Given instruction
Transcribe the whole listing below without changing a word, but leave out every image.

Data shown
··········
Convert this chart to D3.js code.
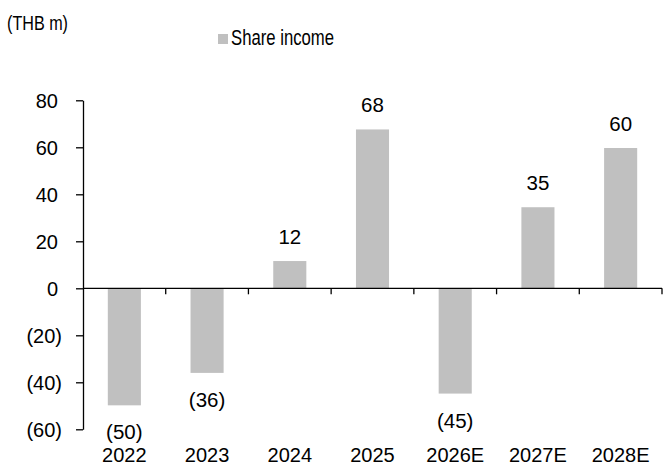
<!DOCTYPE html>
<html><head><meta charset="utf-8">
<script src="https://cdn.jsdelivr.net/npm/d3@7"></script>
<style>
body{margin:0;background:#fff;}
svg{display:block;}
text{font-family:"Liberation Sans",Arial,sans-serif;fill:#000;}
</style></head>
<body>
<svg id="c" width="664" height="466"></svg>
<script>
const categories = ["2022","2023","2024","2025","2026E","2027E","2028E"];
const values = [-49.8, -36.0, 11.6, 67.6, -44.8, 34.5, 59.7];
const valueLabels = ["(50)","(36)","12","68","(45)","35","60"];
const yTicks = [-60,-40,-20,0,20,40,60,80];
const seriesName = "Share income";
const unitLabel = "(THB m)";

const svg = d3.select("#c");
const x = d3.scaleBand().domain(categories).range([83, 662]).padding(0);
const y = d3.scaleLinear().domain([-60, 80]).range([429.3, 100.3]);
const barW = x.bandwidth() * 0.4;

svg.append("g").selectAll("rect").data(values).join("rect")
  .attr("x", (d,i) => x(categories[i]) + x.bandwidth()/2 - barW/2)
  .attr("width", barW)
  .attr("y", d => y(Math.max(0,d)))
  .attr("height", d => Math.abs(y(d) - y(0)))
  .attr("fill", "#c0c0c0");

// y axis
const fmt = d => d < 0 ? "(" + Math.abs(d) + ")" : String(d);
const ya = svg.append("g").attr("transform","translate(83,0)")
  .call(d3.axisLeft(y).tickValues(yTicks).tickFormat(fmt).tickSize(7).tickSizeOuter(0));
ya.select(".domain").attr("stroke","#000").attr("stroke-width",1.3);
ya.selectAll(".tick line").attr("stroke","#000").attr("stroke-width",1.3);
ya.selectAll(".tick text").attr("font-size",20).attr("font-family","'Liberation Sans',Arial,sans-serif")
  .attr("x", d => d < 0 ? -21 : -25).attr("dy","0.36em");

// x axis at zero
const xa = svg.append("g").attr("transform",`translate(0,${y(0)})`);
xa.append("line").attr("x1",83).attr("x2",662).attr("y1",0).attr("y2",0)
  .attr("stroke","#000").attr("stroke-width",1.3);
const bounds = categories.map(c => x(c)).concat([x(categories[categories.length-1]) + x.step()]);
xa.selectAll("line.t").data(bounds.slice(1)).join("line").attr("class","t")
  .attr("x1",d=>d).attr("x2",d=>d).attr("y1",0).attr("y2",6)
  .attr("stroke","#000").attr("stroke-width",1.3);

svg.append("g").selectAll("text").data(categories).join("text")
  .attr("x", d => x(d) + x.bandwidth()/2).attr("y", 462)
  .attr("text-anchor","middle").attr("font-size",20).text(d => d);

// data labels
svg.append("g").selectAll("text").data(values).join("text")
  .attr("x", (d,i) => x(categories[i]) + x.bandwidth()/2)
  .attr("y", d => d >= 0 ? y(d) - 17 : y(d) + 34)
  .attr("text-anchor","middle").attr("font-size",20.5)
  .text((d,i) => valueLabels[i]);

// unit label
svg.append("text").attr("x",7).attr("y",29.5).attr("font-size",21)
  .attr("textLength",61).attr("lengthAdjust","spacingAndGlyphs").text(unitLabel);

// legend
svg.append("rect").attr("x",218).attr("y",34).attr("width",10).attr("height",10).attr("fill","#c0c0c0");
svg.append("text").attr("x",231).attr("y",45).attr("font-size",21.5)
  .attr("textLength",103).attr("lengthAdjust","spacingAndGlyphs").text(seriesName);
</script>
</body></html>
··········
Completed task
Convert this chart to D3.js code.
<!DOCTYPE html>
<html><head><meta charset="utf-8">
<script src="https://cdn.jsdelivr.net/npm/d3@7"></script>
<style>
body{margin:0;background:#fff;}
svg{display:block;}
text{font-family:"Liberation Sans",Arial,sans-serif;fill:#000;}
</style></head>
<body>
<svg id="c" width="664" height="466"></svg>
<script>
const categories = ["2022","2023","2024","2025","2026E","2027E","2028E"];
const values = [-49.8, -36.0, 11.6, 67.6, -44.8, 34.5, 59.7];
const valueLabels = ["(50)","(36)","12","68","(45)","35","60"];
const yTicks = [-60,-40,-20,0,20,40,60,80];
const seriesName = "Share income";
const unitLabel = "(THB m)";

const svg = d3.select("#c");
const x = d3.scaleBand().domain(categories).range([83, 662]).padding(0);
const y = d3.scaleLinear().domain([-60, 80]).range([429.3, 100.3]);
const barW = x.bandwidth() * 0.4;

svg.append("g").selectAll("rect").data(values).join("rect")
  .attr("x", (d,i) => x(categories[i]) + x.bandwidth()/2 - barW/2)
  .attr("width", barW)
  .attr("y", d => y(Math.max(0,d)))
  .attr("height", d => Math.abs(y(d) - y(0)))
  .attr("fill", "#c0c0c0");

// y axis
const fmt = d => d < 0 ? "(" + Math.abs(d) + ")" : String(d);
const ya = svg.append("g").attr("transform","translate(83,0)")
  .call(d3.axisLeft(y).tickValues(yTicks).tickFormat(fmt).tickSize(7).tickSizeOuter(0));
ya.select(".domain").attr("stroke","#000").attr("stroke-width",1.3);
ya.selectAll(".tick line").attr("stroke","#000").attr("stroke-width",1.3);
ya.selectAll(".tick text").attr("font-size",20).attr("font-family","'Liberation Sans',Arial,sans-serif")
  .attr("x", d => d < 0 ? -21 : -25).attr("dy","0.36em");

// x axis at zero
const xa = svg.append("g").attr("transform",`translate(0,${y(0)})`);
xa.append("line").attr("x1",83).attr("x2",662).attr("y1",0).attr("y2",0)
  .attr("stroke","#000").attr("stroke-width",1.3);
const bounds = categories.map(c => x(c)).concat([x(categories[categories.length-1]) + x.step()]);
xa.selectAll("line.t").data(bounds.slice(1)).join("line").attr("class","t")
  .attr("x1",d=>d).attr("x2",d=>d).attr("y1",0).attr("y2",6)
  .attr("stroke","#000").attr("stroke-width",1.3);

svg.append("g").selectAll("text").data(categories).join("text")
  .attr("x", d => x(d) + x.bandwidth()/2).attr("y", 462)
  .attr("text-anchor","middle").attr("font-size",20).text(d => d);

// data labels
svg.append("g").selectAll("text").data(values).join("text")
  .attr("x", (d,i) => x(categories[i]) + x.bandwidth()/2)
  .attr("y", d => d >= 0 ? y(d) - 17 : y(d) + 34)
  .attr("text-anchor","middle").attr("font-size",20.5)
  .text((d,i) => valueLabels[i]);

// unit label
svg.append("text").attr("x",7).attr("y",29.5).attr("font-size",21)
  .attr("textLength",61).attr("lengthAdjust","spacingAndGlyphs").text(unitLabel);

// legend
svg.append("rect").attr("x",218).attr("y",34).attr("width",10).attr("height",10).attr("fill","#c0c0c0");
svg.append("text").attr("x",231).attr("y",45).attr("font-size",21.5)
  .attr("textLength",103).attr("lengthAdjust","spacingAndGlyphs").text(seriesName);
</script>
</body></html>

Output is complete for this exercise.